Why can't $A_4$ has a subgroup of order $6$?

Question

Can anyone provide with an explanation of why the group $A_4$, which is the group formed by the set of even permutations of $S_4$ under the operation of composition of functions, can not have an order of $6$? I know Lagrange's Theorem tells us that the orders of possible subgroups of $A_4$ are $1,2,3,4,6,12$, and I can find a subgroup a subgroup of all of the orders listed except $6$, and I'm pretty sure there is not one, but cannot come up with a solid explanation as to why this cannot happen?

Thanks for the help!

Answer 1

A subgroup of index $2$ is always normal. All subgroups of order $3$ in $A_{4}$ are conjugate, and furthermore, $A_{4}$ is generated by its $3$-cycles. Hence no proper normal subgroup of $A_{4}$ can contain a $3$-cycle.

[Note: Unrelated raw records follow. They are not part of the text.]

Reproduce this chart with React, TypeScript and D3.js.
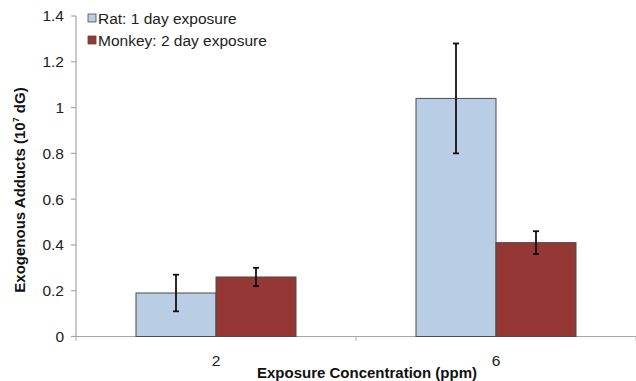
import React from "react";
import * as d3 from "d3";

const categories = ["2", "6"];
const seriesNames = ["Rat: 1 day exposure", "Monkey: 2 day exposure"];
const ratValues = [0.19, 1.04];
const ratErrors = [0.08, 0.24];
const monkeyValues = [0.26, 0.41];
const monkeyErrors = [0.04, 0.05];
const yTicks = [0, 0.2, 0.4, 0.6, 0.8, 1, 1.2, 1.4];
const colors = ["#b9cde5", "#953735"];

export default function App() {
  const W = 636, H = 381;
  const left = 76, right = 636, top = 16, bottom = 336.5;
  const x = d3.scaleBand<string>().domain(categories).range([left, right]).paddingInner(0).paddingOuter(0);
  const inner = d3.scaleBand<string>().domain(["0", "1"]).range([0, x.bandwidth()]).paddingOuter(0.75).paddingInner(0);
  const y = d3.scaleLinear().domain([0, 1.4]).range([bottom, top]);
  const series = [
    { vals: ratValues, errs: ratErrors },
    { vals: monkeyValues, errs: monkeyErrors },
  ];
  const font = "Liberation Sans, Arial, sans-serif";
  return (
    <svg width={W} height={H} style={{ position: "absolute", left: 0, top: 0, background: "#fff" }} fontFamily={font}>
      {/* y axis */}
      <line x1={left} x2={left} y1={y(1.4)} y2={bottom} stroke="#a6a6a6" strokeWidth={1.2} />
      {yTicks.map((t) => (
        <g key={t}>
          <line x1={left - 5} x2={left} y1={y(t)} y2={y(t)} stroke="#a6a6a6" strokeWidth={1.2} />
          <text x={left - 12} y={y(t)} dy="0.35em" textAnchor="end" fontSize={15.5} fill="#222">
            {d3.format("~g")(t)}
          </text>
        </g>
      ))}
      {/* x axis */}
      <line x1={left} x2={right} y1={bottom} y2={bottom} stroke="#a6a6a6" strokeWidth={1.2} />
      {[left, left + x.bandwidth(), right].map((v, i) => (
        <line key={i} x1={v} x2={v} y1={bottom} y2={bottom + 4} stroke="#a6a6a6" strokeWidth={1} />
      ))}
      {categories.map((c) => (
        <text key={c} x={(x(c) as number) + x.bandwidth() / 2} y={361} dy="0.35em" textAnchor="middle" fontSize={15.5} fill="#222">
          {c}
        </text>
      ))}
      {/* bars */}
      {series.map((s, si) =>
        categories.map((c, ci) => {
          const bx = (x(c) as number) + (inner(String(si)) as number);
          const bw = inner.bandwidth();
          const v = s.vals[ci];
          const e = s.errs[ci];
          const cx = bx + bw / 2;
          return (
            <g key={si + "-" + ci}>
              <rect x={bx} y={y(v)} width={bw} height={bottom - y(v)} fill={colors[si]} stroke="#4d4d4d" strokeWidth={1} />
              <line x1={cx} x2={cx} y1={y(v + e)} y2={y(v - e)} stroke="#111" strokeWidth={1.8} />
              <line x1={cx - 3} x2={cx + 3} y1={y(v + e)} y2={y(v + e)} stroke="#111" strokeWidth={1.8} />
              <line x1={cx - 3} x2={cx + 3} y1={y(v - e)} y2={y(v - e)} stroke="#111" strokeWidth={1.8} />
            </g>
          );
        })
      )}
      {/* legend */}
      {seriesNames.map((n, i) => (
        <g key={n} transform={`translate(88, ${14 + i * 22})`}>
          <rect x={0} y={0} width={8} height={8} fill={colors[i]} stroke="#4d4d4d" strokeWidth={0.8} />
          <text x={10} y={4.5} dy="0.35em" fontSize={15.5} fill="#222">{n}</text>
        </g>
      ))}
      {/* axis titles */}
      <text transform={`translate(25, 190) rotate(-90)`} textAnchor="middle" fontSize={15} fontWeight="bold" fill="#111">
        Exogenous Adducts (10<tspan dy="-6" fontSize={9}>7</tspan><tspan dy="6"> dG)</tspan>
      </text>
      <text x={367} y={378} textAnchor="middle" fontSize={15} fontWeight="bold" fill="#111">
        Exposure Concentration (ppm)
      </text>
    </svg>
  );
}
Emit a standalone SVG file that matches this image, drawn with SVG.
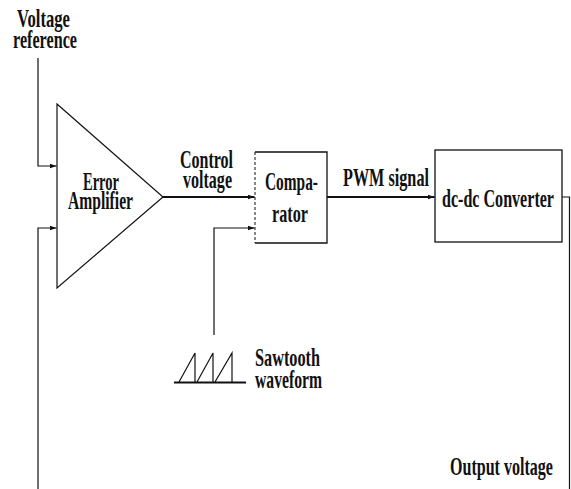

But any subgroup of order $6$ contains an element of order $3$, a contradiction.

Answer 2

As $A_4$ has order$12$, a subgroup $H$ of order $6$ would be normal, and $A_4/H$ would be a group of order $2$. Hence if $\sigma\in A_4$, $\sigma^2\in H$; in particular the squares of $3$-cycles are in $H$.

However, the set of squares of $3$-cycles is just the same as the set of $3$-cycles. Thus all $3$-cycles belong to $H$. Unfortunately, the $3$-cycles are $8$.